Audience of many faiths joins Schuller in mosque for an 'evening of hope'

By Julia Lieblich, Religion Reporter

Copyright © 2001, Chicago Tribune.
Reprinted with permission.

Ten years ago, Rev. Robert Schuller, veteran host of "Hour of Power," the weekly televised church service, had never even met with a Muslim. Now the white-haired minister was basking in praises from two leading African-American Muslims in a Villa Park mosque.

"I've been watching Rev. Schuller for approximately 30 years and have long been inspired by the 'Hour of Power,'" Rev. Louis Farrakhan told the crowd of Muslims, Christians, Jews and Sikhs at the interreligious event Monday (Oct. 29, 2001).

Wallace Deen Mohammed, the most prominent orthodox imam in the African-American community, recalled that his father, Nation of Islam founder Elijah Muhammad, warned him white people were devils.

Still, he said, "In my 20s, I watched the 'Hour of Power,' [and] I didn't see any devil."

Schuller, 75, ministers to a 10,000-member Christian congregation at the glass Crystal Cathedral in Garden Grove, Calif. But his "positive theology of self-esteem" also appeals to many non-Christians, who watch his show in countries as far away as Azerbaijan.

In the Chicago area, "Hour of Power" airs at 6 a.m. Sunday on WBBM Channel 2.

Schuller has been touring to promote his new autobiography, "My Journey." But after the Sept. 11 tragedy, Schuller said, he wanted to do more than peddle books.

"I wanted to have evenings of hope," he said.

So he spoke at an interfaith event where religious leaders all but outdid one another in their testimonies of positive change.

For decades, Schuller said, he was a proponent of the kind of proselytizing that pushed Muslims to become Christians. Then he realized that asking people to change their faith was "utterly ridiculous."

Mohammed's change came when he rejected his father's exclusionary views.

"My fellow man is humanity," he said.

Farrakhan said that since a 1999 deathbed conversion he had moved from a nationalist Islam to a more universal Islam that saw the value of all faiths.

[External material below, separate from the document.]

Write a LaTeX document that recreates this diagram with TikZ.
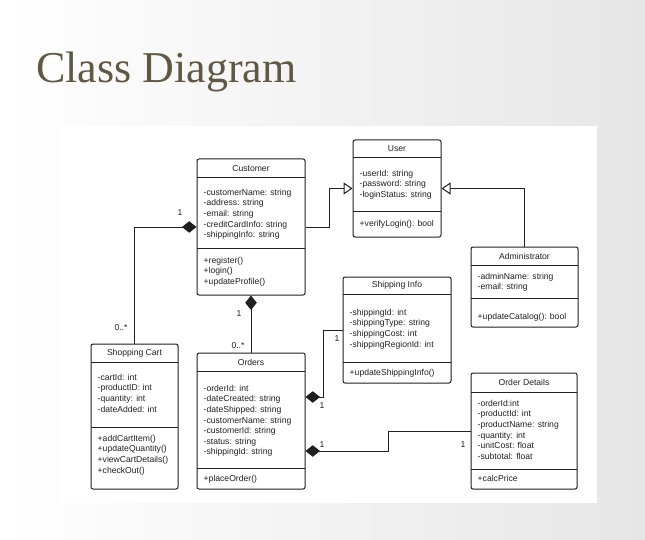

"I'm a Christian. I am a Muslim. I am a Jew. I am a Sikh. I am a Buddhist," he told the crowd.

Schuller's first interaction with a Muslim group came four years ago, when Mohammed invited him to give the opening sermon at the Muslim American Society's New Jersey convention. And in 1999, he was asked by the grand mufti of Syria to preach in Damascus.

"When I met the grand mufti ... I sensed the presence of God," he wrote in his autobiography.

The two men, he said, focused on similarities, not differences.

"We didn't discuss theological details that might distract us ... from hearing the voice of a crying child," he said.

Nor did they talk about whether non-Christians were going to hell.

"In a world with crying children we have no time," he said.

"The purpose of religion is not to say, 'I have all the answers, and my job is to convert you.' That road leads to the Twin Towers. That attitude is an invitation to extremists," he said.

After Sept. 11, he said, the emphasis should move from proselytizing "to just trying to help everybody who had hurts and hopes."

Mohammed concurred, telling the crowd, "I just love the company of another believer. I don't even think of his religion."

He told Schuller: "I love you, Christian brother. You have a friend."

Kareem Irfan, the Council of Islamic Organizations of Greater Chicago's chairman, said he liked the spirit of the gathering.

"It was great to see leaders come forward and preach the gospel of solidarity," Irfan said. "I found that to be very inspiring. Rev. Schuller's writing and speeches made it clear that he takes an expansive approach to religion. He has a lot of followers outside the traditional circles."